Математика не сводится только к безупречным логическим рассуждениям. Если внимательно к ней присмотреться, то обнаружится, что она содержит в себе опыт особого рода.
[Ср.: «Само достоинство математики (этой гордости человеческого разума) основывается на том, что она гораздо больше, чем можно ожидать от опирающейся на обыденный опыт философии, научает разум усматривать в великом и малом порядок и правильность природы, а также удивительное единство ее движущих сил и тем самым дает разуму повод и стимул для применения, выходящего за пределы всякого опыта, и, кроме того, дает философии, занимающейся этими вопросами, превосходный материал, подкрепляющий ее исследования, насколько это допускает их характер, соответствующими созерцаниями»
[217].]
Когда в рамках геометрии рассматривают характерные для нее построения и комбинации фигур, становится понятным, что абстрактный язык не смог бы им дать исчерпывающего объяснения. Например, понятия верха и низа, правого и левого, столь естественные, что о них вообще не говорят, здесь оказываются необходимыми. Однако эти понятия не имеют никакого смысла вне чувственной интуиции, а это заставляет думать, что пространство геометра могло бы быть реальным пространством, в котором присутствуют вещи, относящиеся к опыту. Даже арифметика не принималась бы в расчет без некоей абстрактной фигуры, составленной из точек и линий, которые позволяют установить, что два и два – это то же самое, что три и один.
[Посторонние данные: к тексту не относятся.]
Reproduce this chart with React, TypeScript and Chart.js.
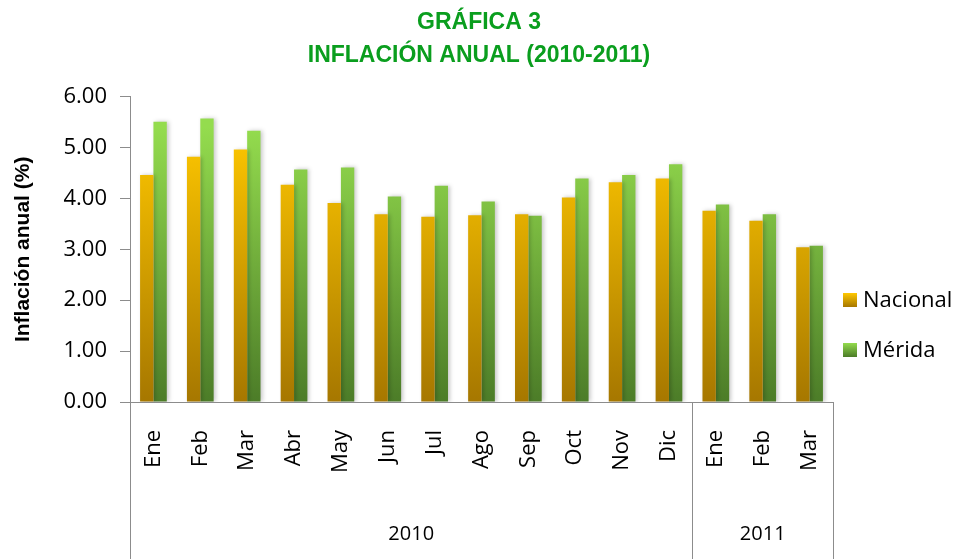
import React, { useEffect, useRef } from "react";
import { Chart, registerables } from "chart.js";

Chart.register(...registerables);

const TITLE_LINES = ["GRÁFICA 3", "INFLACIÓN ANUAL (2010-2011)"];
const Y_TITLE = "Inflación anual (%)";
const MONTHS = ["Ene", "Feb", "Mar", "Abr", "May", "Jun", "Jul", "Ago", "Sep", "Oct", "Nov", "Dic", "Ene", "Feb", "Mar"];
const YEAR_LABELS = ["2010", "2011"];
const YEAR_SPANS = [12, 3];
const SERIES_NAMES = ["Nacional", "Mérida"];
const NACIONAL = [4.46, 4.82, 4.96, 4.27, 3.91, 3.69, 3.64, 3.67, 3.69, 4.02, 4.32, 4.39, 3.76, 3.56, 3.04];
const MERIDA = [5.51, 5.57, 5.33, 4.57, 4.61, 4.04, 4.25, 3.94, 3.66, 4.39, 4.46, 4.67, 3.88, 3.69, 3.07];
const Y_MIN = 0;
const Y_MAX = 6;
const Y_STEP = 1;

const GRADS = [
  { top: "#FFC800", bottom: "#A67700", flat: "#E8AE00" },
  { top: "#94DC4E", bottom: "#4C7C28", flat: "#72AE3C" },
];

const AXIS_COLOR = "#8C8C8C";
const FONT = "'Open Sans', sans-serif";
const BOLD_FONT = "'Liberation Sans', Arial, sans-serif";

function makeGradient(chart: any, idx: number) {
  const area = chart.chartArea;
  const g = GRADS[idx];
  if (!area) return g.flat;
  const grad = chart.ctx.createLinearGradient(0, area.bottom, 0, area.top + (area.bottom - area.top) * 0.1);
  grad.addColorStop(0, g.bottom);
  grad.addColorStop(1, g.top);
  return grad;
}

const extrasPlugin = {
  id: "extras",
  beforeDatasetsDraw(chart: any) {
    const ctx = chart.ctx;
    ctx.save();
    ctx.shadowColor = "rgba(0,0,0,0.22)";
    ctx.shadowBlur = 4;
    ctx.shadowOffsetX = 2;
    ctx.shadowOffsetY = 0;
  },
  afterDatasetsDraw(chart: any) {
    chart.ctx.restore();
  },
  afterDraw(chart: any) {
    const { ctx, chartArea, scales } = chart;
    const x = scales.x;
    const bottom = chart.height;
    ctx.save();
    // category group separators
    const bounds: number[] = [chartArea.left];
    let idx = 0;
    YEAR_SPANS.forEach((span, i) => {
      idx += span;
      if (i < YEAR_SPANS.length - 1) {
        bounds.push((x.getPixelForValue(idx - 1) + x.getPixelForValue(idx)) / 2);
      }
    });
    bounds.push(chartArea.right);
    ctx.strokeStyle = AXIS_COLOR;
    ctx.lineWidth = 1;
    bounds.forEach((b) => {
      const bx = Math.round(b) + 0.5;
      ctx.beginPath();
      ctx.moveTo(bx, chartArea.bottom);
      ctx.lineTo(bx, bottom);
      ctx.stroke();
    });
    ctx.fillStyle = "#000";
    ctx.font = `20px ${FONT}`;
    ctx.textAlign = "center";
    ctx.textBaseline = "middle";
    YEAR_LABELS.forEach((lbl, i) => {
      ctx.fillText(lbl, (bounds[i] + bounds[i + 1]) / 2, 534);
    });
    // legend
    ctx.font = `22px ${FONT}`;
    ctx.textAlign = "left";
    const lx = chartArea.right + 10;
    SERIES_NAMES.forEach((name, i) => {
      const cy = 300 + i * 50;
      const g = GRADS[i];
      const grad = ctx.createLinearGradient(0, cy + 7, 0, cy - 7);
      grad.addColorStop(0, g.bottom);
      grad.addColorStop(1, g.top);
      ctx.fillStyle = grad;
      ctx.fillRect(lx, cy - 7, 14, 14);
      ctx.fillStyle = "#000";
      ctx.fillText(name, lx + 20, cy + 1);
    });
    ctx.restore();
  },
};

export default function App() {
  const ref = useRef<HTMLCanvasElement | null>(null);
  useEffect(() => {
    document.body.style.margin = "0";
    const canvas = ref.current;
    if (!canvas) return;
    const chart = new Chart(canvas, {
      type: "bar",
      data: {
        labels: MONTHS,
        datasets: [
          {
            label: SERIES_NAMES[0],
            data: NACIONAL,
            backgroundColor: (c: any) => makeGradient(c.chart, 0),
            borderWidth: 0,
          },
          {
            label: SERIES_NAMES[1],
            data: MERIDA,
            backgroundColor: (c: any) => makeGradient(c.chart, 1),
            borderWidth: 0,
          },
        ],
      },
      options: {
        responsive: false,
        animation: false,
        layout: { padding: 0 },
        datasets: {
          bar: { categoryPercentage: 0.57, barPercentage: 1 },
        },
        plugins: {
          legend: { display: false },
          tooltip: { enabled: false },
          title: {
            display: true,
            text: TITLE_LINES,
            color: "#0A9E1E",
            font: { family: BOLD_FONT, size: 23, weight: "bold", lineHeight: 1.45 },
            padding: { top: 6, bottom: 24 },
          },
        },
        scales: {
          x: {
            grid: { display: false },
            border: { display: true, color: AXIS_COLOR, width: 1 },
            ticks: {
              color: "#000",
              font: { family: FONT, size: 22 },
              minRotation: 90,
              maxRotation: 90,
              autoSkip: false,
              padding: 20,
            },
            afterFit: (s: any) => {
              s.height = 157;
            },
          },
          y: {
            min: Y_MIN,
            max: Y_MAX,
            ticks: {
              stepSize: Y_STEP,
              color: "#000",
              font: { family: FONT, size: 22 },
              padding: 13,
              callback: (v: any) => Number(v).toFixed(2),
            },
            grid: { display: true, drawOnChartArea: false, drawTicks: true, tickLength: 10, color: AXIS_COLOR },
            border: { display: true, color: AXIS_COLOR, width: 1 },
            title: {
              display: true,
              text: Y_TITLE,
              color: "#000",
              font: { family: BOLD_FONT, size: 21, weight: "bold" },
              padding: { top: 11, bottom: 0 },
            },
            afterFit: (s: any) => {
              s.width = 130;
            },
          },
          legendSpace: {
            type: "linear",
            position: "right",
            display: true,
            grid: { display: false, drawTicks: false },
            border: { display: false },
            ticks: { display: false },
            afterFit: (s: any) => {
              s.width = 125;
            },
          },
        },
      },
      plugins: [extrasPlugin],
    } as any);
    return () => chart.destroy();
  }, []);
  return (
    <div style={{ position: "absolute", left: 0, top: 0, width: 958, height: 559 }}>
      <canvas ref={ref} width={958} height={559} style={{ display: "block", width: 958, height: 559 }} />
    </div>
  );
}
В целом мысль о числе, вероятно, оказалась бы в то же время и восприятием числа, а, следовательно, самая строгая математика не смогла бы обойтись без чувственного опыта. Эти замечания становятся более наглядными в известном примере с двумя руками или двумя ушами – правыми и левыми. Даже если предположить, что эти объекты, будучи сопоставлены – элемент с элементом, являются идентичными до такой степени, что вербальное определение ни в чем не сможет найти различий между ними, то все же окажется, что они не совпадают. И в этом состоит некое свойство, сущностно геометрическое и настолько ясное, насколько это вообще возможно, хотя и остающееся полностью непонятным без чувственного восприятия мест нахождения и характера расположения упомянутых элементов. Если сблизить эти замечания с известными постулатами, которые древние геометры с полным на то основанием отказывались доказывать, но в которых никто, и совершенно искренно, не сомневается, то мы приходим к выводу первостепенной важности, а именно: то, что в математике представляет собой a priori, или нечто необходимое, относится также и к опыту. Следовательно, нет нужды кидаться из математики в область опыта, а геометрия и даже арифметика уже являются науками о природе.
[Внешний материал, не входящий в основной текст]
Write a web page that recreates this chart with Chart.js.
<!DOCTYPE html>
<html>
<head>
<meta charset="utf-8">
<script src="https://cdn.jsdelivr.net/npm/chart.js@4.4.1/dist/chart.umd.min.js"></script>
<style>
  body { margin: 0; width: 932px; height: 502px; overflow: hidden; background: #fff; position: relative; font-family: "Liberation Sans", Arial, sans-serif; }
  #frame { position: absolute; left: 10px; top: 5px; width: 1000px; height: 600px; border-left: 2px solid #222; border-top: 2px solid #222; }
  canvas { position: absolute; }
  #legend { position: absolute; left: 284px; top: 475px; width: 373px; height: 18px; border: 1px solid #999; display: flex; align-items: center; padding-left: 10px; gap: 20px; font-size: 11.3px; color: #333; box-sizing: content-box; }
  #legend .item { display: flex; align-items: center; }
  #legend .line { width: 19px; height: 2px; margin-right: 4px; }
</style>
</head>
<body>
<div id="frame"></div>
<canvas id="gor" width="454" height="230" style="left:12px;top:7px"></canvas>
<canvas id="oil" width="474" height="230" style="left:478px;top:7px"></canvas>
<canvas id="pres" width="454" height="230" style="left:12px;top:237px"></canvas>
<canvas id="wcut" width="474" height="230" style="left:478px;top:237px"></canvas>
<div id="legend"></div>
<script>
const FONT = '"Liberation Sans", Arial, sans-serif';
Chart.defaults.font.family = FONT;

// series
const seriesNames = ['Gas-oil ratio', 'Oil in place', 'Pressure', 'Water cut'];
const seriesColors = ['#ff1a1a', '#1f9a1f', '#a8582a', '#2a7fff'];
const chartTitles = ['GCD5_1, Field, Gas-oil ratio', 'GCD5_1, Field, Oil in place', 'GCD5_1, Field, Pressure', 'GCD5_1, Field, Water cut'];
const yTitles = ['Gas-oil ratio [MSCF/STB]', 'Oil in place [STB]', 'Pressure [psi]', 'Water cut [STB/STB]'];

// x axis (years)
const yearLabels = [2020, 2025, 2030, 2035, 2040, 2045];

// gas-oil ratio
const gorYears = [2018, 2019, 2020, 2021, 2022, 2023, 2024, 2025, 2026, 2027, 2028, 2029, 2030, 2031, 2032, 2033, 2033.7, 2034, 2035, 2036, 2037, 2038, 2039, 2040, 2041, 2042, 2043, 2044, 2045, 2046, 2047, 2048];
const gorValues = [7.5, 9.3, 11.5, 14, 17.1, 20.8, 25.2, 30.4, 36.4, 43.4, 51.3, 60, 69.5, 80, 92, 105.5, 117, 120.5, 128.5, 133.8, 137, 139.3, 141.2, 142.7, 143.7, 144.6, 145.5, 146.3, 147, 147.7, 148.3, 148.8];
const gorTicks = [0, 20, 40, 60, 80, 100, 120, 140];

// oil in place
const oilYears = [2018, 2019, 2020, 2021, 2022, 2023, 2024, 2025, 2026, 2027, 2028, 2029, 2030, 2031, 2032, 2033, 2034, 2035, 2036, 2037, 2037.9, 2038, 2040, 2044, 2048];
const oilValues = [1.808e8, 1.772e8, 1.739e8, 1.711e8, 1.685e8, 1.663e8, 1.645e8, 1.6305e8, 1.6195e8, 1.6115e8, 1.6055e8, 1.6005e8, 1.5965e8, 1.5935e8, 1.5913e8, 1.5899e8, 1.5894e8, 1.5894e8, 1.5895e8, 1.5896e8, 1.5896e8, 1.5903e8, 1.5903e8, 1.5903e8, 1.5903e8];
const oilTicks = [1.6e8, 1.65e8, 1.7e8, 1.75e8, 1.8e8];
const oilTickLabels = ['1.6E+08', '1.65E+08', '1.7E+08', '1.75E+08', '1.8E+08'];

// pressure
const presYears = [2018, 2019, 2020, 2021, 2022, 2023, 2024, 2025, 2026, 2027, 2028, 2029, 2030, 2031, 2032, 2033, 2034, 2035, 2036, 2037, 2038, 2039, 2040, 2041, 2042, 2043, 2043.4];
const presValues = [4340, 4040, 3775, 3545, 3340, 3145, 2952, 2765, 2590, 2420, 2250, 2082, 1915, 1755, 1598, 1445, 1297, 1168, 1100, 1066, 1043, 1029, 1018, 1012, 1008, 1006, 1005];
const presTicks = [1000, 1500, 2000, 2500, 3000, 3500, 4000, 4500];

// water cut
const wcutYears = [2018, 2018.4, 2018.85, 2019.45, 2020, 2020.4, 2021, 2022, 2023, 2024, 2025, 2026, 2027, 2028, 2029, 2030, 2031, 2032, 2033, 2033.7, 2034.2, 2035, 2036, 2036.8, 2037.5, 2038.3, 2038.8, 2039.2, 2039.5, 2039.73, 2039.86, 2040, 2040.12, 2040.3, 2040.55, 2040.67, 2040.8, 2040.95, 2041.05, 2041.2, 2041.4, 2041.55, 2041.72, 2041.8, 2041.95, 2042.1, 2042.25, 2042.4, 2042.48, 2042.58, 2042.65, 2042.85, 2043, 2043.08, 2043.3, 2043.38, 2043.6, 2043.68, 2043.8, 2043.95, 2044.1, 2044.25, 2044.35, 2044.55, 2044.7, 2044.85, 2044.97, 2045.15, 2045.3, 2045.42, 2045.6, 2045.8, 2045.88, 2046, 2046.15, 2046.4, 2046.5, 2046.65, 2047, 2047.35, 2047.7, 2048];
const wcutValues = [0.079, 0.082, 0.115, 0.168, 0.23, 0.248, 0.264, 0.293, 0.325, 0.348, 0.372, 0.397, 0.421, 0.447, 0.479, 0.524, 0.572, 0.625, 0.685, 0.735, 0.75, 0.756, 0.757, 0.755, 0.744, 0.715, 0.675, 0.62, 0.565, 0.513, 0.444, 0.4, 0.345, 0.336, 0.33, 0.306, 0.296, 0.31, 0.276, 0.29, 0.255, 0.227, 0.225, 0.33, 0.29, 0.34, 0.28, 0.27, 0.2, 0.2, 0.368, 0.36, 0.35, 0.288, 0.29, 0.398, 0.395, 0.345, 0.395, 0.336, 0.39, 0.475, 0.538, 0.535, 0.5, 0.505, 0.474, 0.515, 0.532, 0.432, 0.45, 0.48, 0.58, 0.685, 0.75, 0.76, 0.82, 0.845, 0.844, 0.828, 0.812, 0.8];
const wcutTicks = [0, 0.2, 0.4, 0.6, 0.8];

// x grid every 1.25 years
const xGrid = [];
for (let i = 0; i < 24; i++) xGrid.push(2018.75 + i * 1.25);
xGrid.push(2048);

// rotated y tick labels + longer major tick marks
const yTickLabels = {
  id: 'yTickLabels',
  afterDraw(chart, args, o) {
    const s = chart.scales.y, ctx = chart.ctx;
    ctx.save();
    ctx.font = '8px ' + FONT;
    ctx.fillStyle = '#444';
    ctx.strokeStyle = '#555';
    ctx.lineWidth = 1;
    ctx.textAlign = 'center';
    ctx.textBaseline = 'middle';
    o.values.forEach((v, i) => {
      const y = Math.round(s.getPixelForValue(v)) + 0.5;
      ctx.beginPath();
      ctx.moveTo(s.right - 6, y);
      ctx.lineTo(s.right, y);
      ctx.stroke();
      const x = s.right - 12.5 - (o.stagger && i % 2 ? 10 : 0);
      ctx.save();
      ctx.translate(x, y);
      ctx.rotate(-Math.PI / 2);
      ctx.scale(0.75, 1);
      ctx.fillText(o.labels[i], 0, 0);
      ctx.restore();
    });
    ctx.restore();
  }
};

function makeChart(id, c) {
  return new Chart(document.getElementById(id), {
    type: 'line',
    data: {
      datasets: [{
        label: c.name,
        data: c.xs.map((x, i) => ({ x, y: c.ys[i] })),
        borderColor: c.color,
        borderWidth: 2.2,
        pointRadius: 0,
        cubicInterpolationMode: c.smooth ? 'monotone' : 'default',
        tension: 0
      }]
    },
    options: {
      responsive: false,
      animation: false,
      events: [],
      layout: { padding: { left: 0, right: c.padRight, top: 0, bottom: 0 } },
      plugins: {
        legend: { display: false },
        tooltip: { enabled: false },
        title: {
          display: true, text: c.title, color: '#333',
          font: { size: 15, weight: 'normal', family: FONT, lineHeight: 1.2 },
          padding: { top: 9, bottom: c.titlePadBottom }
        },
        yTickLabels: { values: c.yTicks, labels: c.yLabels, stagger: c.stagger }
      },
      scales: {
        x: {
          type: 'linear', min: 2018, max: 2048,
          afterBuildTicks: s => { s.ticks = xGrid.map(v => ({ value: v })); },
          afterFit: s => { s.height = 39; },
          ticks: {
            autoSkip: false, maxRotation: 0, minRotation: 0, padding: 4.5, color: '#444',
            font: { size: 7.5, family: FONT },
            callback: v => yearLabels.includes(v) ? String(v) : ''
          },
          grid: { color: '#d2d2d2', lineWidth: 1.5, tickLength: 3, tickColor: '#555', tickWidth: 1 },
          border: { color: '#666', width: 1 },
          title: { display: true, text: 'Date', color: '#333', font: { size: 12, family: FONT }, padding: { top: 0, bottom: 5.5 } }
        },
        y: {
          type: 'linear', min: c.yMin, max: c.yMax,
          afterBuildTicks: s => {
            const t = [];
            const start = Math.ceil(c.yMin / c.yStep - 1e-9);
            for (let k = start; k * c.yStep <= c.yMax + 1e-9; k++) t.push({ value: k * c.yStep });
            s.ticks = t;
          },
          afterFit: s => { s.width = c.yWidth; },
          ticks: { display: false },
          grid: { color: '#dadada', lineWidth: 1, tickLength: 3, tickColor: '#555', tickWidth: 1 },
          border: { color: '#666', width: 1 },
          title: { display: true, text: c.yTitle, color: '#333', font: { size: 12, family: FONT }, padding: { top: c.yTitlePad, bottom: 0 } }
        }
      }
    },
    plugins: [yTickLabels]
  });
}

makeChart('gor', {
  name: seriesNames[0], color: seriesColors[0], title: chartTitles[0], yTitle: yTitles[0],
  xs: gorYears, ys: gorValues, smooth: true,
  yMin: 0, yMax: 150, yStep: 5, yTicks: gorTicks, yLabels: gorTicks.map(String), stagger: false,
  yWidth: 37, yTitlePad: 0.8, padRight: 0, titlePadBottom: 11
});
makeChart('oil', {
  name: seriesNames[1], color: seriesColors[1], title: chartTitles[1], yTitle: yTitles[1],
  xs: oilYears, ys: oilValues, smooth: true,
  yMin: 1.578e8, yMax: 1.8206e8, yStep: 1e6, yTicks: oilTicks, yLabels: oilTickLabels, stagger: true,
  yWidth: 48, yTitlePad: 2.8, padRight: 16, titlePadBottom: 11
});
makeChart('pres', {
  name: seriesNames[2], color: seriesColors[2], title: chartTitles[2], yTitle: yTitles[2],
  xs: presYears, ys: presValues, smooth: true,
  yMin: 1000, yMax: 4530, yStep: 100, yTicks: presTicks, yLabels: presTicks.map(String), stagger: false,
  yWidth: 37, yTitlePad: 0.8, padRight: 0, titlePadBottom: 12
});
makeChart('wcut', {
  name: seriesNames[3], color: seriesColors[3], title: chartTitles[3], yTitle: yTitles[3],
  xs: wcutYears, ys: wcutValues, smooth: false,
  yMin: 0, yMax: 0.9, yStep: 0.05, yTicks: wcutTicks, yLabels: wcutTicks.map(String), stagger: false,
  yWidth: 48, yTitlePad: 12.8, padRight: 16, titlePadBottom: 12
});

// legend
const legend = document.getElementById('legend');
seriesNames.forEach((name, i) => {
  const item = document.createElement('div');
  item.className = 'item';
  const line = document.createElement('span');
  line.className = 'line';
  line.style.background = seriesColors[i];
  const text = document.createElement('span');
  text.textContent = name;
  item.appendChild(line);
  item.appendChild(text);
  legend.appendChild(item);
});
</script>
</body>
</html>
Как это возможно? Только в том случае, если признать, что реальное пространство – то пространство, в котором мы воспринимаем вещи, – есть не вещь, но лишь умственная форма, вне которой никакого возможного опыта не существует.
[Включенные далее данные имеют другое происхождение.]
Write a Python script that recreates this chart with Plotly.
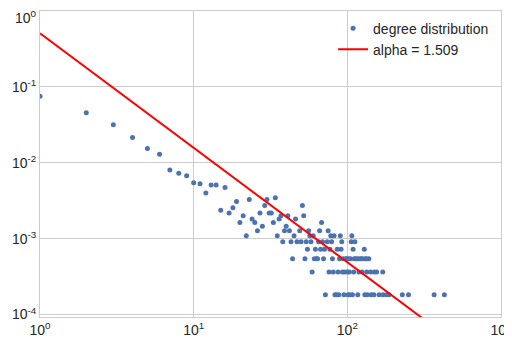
import plotly.graph_objects as go

# ---- data ----
# node degree and number of nodes having that degree
degrees = [1, 2, 3, 4, 5, 6, 7, 8, 9, 10, 11, 12, 13, 14, 15, 16, 17, 18, 19, 20,
           21, 22, 23, 24, 25, 26, 27, 28, 29, 30, 31, 32, 33, 34, 35, 36, 37, 38, 39, 40,
           41, 42, 43, 44, 45, 46, 47, 49, 50, 51, 52, 53, 54, 55, 56, 57, 58, 59, 60,
           61, 62, 63, 64, 65, 66, 67, 68, 69, 70, 71, 72, 74, 75, 76, 77, 78, 79, 80,
           81, 82, 83, 85, 86, 87, 88, 89, 90, 91, 92, 93, 94, 95, 96, 98, 99, 100,
           101, 102, 103, 104, 105, 106, 107, 108, 109, 110, 111, 112, 113, 116, 117,
           119, 120, 123, 125, 126, 129, 130, 131, 133, 134, 135, 138, 142, 143, 149,
           150, 155, 161, 170, 171, 180, 187, 228, 250, 367, 428]
counts = [413, 250, 174, 118, 85, 71, 44, 40, 37, 30, 29, 22, 28, 28, 13, 26, 12, 14, 17, 9,
          11, 6, 18, 10, 9, 7, 12, 8, 15, 18, 12, 12, 9, 19, 6, 10, 11, 5, 7, 8,
          11, 7, 5, 3, 6, 10, 5, 7, 5, 15, 11, 3, 5, 4, 7, 6, 5, 2, 6,
          3, 4, 3, 3, 5, 7, 4, 9, 5, 3, 4, 1, 5, 7, 2, 4, 6, 5, 3,
          2, 6, 1, 1, 4, 2, 1, 3, 6, 4, 5, 2, 3, 1, 2, 3, 3, 2,
          1, 3, 2, 1, 3, 5, 6, 1, 4, 2, 3, 5, 3, 3, 1,
          2, 3, 3, 2, 3, 4, 1, 3, 3, 2, 1, 3, 2, 1, 1,
          2, 2, 1, 2, 1, 1, 1, 1, 1, 1, 1]
n_nodes = 5495

# power-law fit shown as the red line
alpha = 1.509
fit_const = 0.51
fit_x = [1, 1000]

x_tick_vals = [1, 10, 100, 1000]
x_tick_text = ["10<sup>0</sup>", "10<sup>1</sup>", "10<sup>2</sup>", "10<sup>3</sup>"]
y_tick_vals = [1e-4, 1e-3, 1e-2, 1e-1, 1]
y_tick_text = ["10<sup>-4</sup>", "10<sup>-3</sup>", "10<sup>-2</sup>", "10<sup>-1</sup>", "10<sup>0</sup>"]

prob = [c / n_nodes for c in counts]
fit_y = [fit_const * x ** (-alpha) for x in fit_x]

fig = go.Figure()
fig.add_trace(go.Scatter(
    x=degrees, y=prob, mode="markers", name="degree distribution",
    marker=dict(color="#4C72B0", size=5, line=dict(width=0)),
))
fig.add_trace(go.Scatter(
    x=fit_x, y=fit_y, mode="lines", name="alpha = 1.509",
    line=dict(color="#FF0000", width=2),
))

tick_font = dict(family="Liberation Sans, Arial", size=14, color="#262626")
axis_common = dict(
    type="log", showgrid=True, gridcolor="#CCCCCC", gridwidth=1,
    showline=True, linecolor="#CCCCCC", linewidth=1, mirror=True,
    zeroline=False, ticks="", tickfont=tick_font, automargin=False,
    ticklabeloverflow="allow",
)
fig.update_xaxes(range=[0, 3], tickvals=x_tick_vals, ticktext=x_tick_text, **axis_common)
# the top y label would be cut by the page edge, so it is drawn as an annotation
fig.update_yaxes(range=[-4.032, 0], tickvals=y_tick_vals,
                 ticktext=y_tick_text[:-1] + [""], **axis_common)
fig.add_annotation(
    text=y_tick_text[-1], xref="paper", yref="paper", x=0, y=1,
    xanchor="right", yanchor="top", xshift=-2, yshift=4,
    showarrow=False, font=tick_font, borderpad=0,
)

# the page adds an 8px body margin, so the figure is sized to fit the window
fig.update_layout(
    width=504, height=344,
    margin=dict(l=32, r=11, t=3, b=35),
    paper_bgcolor="white", plot_bgcolor="white",
    font=dict(family="Liberation Sans, Arial", size=14, color="#262626"),
    showlegend=True,
    legend=dict(x=0.985, y=0.995, xanchor="right", yanchor="top",
                bgcolor="rgba(0,0,0,0)", borderwidth=0,
                font=dict(family="Liberation Sans, Arial", size=14, color="#262626"),
                tracegroupgap=0, itemwidth=30),
)

fig.write_html("out.html")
[Ср.: «…Представление о пространстве… должно быть первоначально созерцанием, так как из одного только понятия нельзя вывести положения, выходящие за его пределы, между тем мы встречаем это в геометрии… Но это созерцание должно находиться в нас a priori, т. е. до всякого восприятия предмета…». Внешнее созерцание может быть присуще нашей душе «…лишь в том случае, если оно находится только в субъекте как формальное его свойство подвергаться воздействию объектов и таким образом получать непосредственное представление о них, т. е. созерцание, следовательно, лишь как форма внешнего чувства вообще»
[218].]
Согласившись с этим предположением, легко объяснить возможность применения математики к опыту. Благодаря размышлению об упрощенных объектах наше сознание может раз и навсегда постичь свойства пространства, которые a priori определяют условия любого возможного опыта.
Если внимательно присмотреться, то выяснится, что время также есть некая форма, [Например: «…Из всех созерцаний дана a priori одна лишь
форма явлений – пространство и время», «время есть не дискурсивное, или, как его называют, общее, понятие, а чистая форма чувственного созерцания»
[219].]
хотя его свойства нам известны в меньшей степени. И высказывание типа «два различных момента времени с необходимостью следуют друг за другом» a priori законодательствует в опыте по отношению к любым объектам. То же самое следует из высказывания «Любая вещь, участвующая в опыте, по отношению к другой вещи существует либо в то же время, либо до нее, либо после нее», или еще: «Все объекты возможного опыта связаны друг с другом в границах единого времени».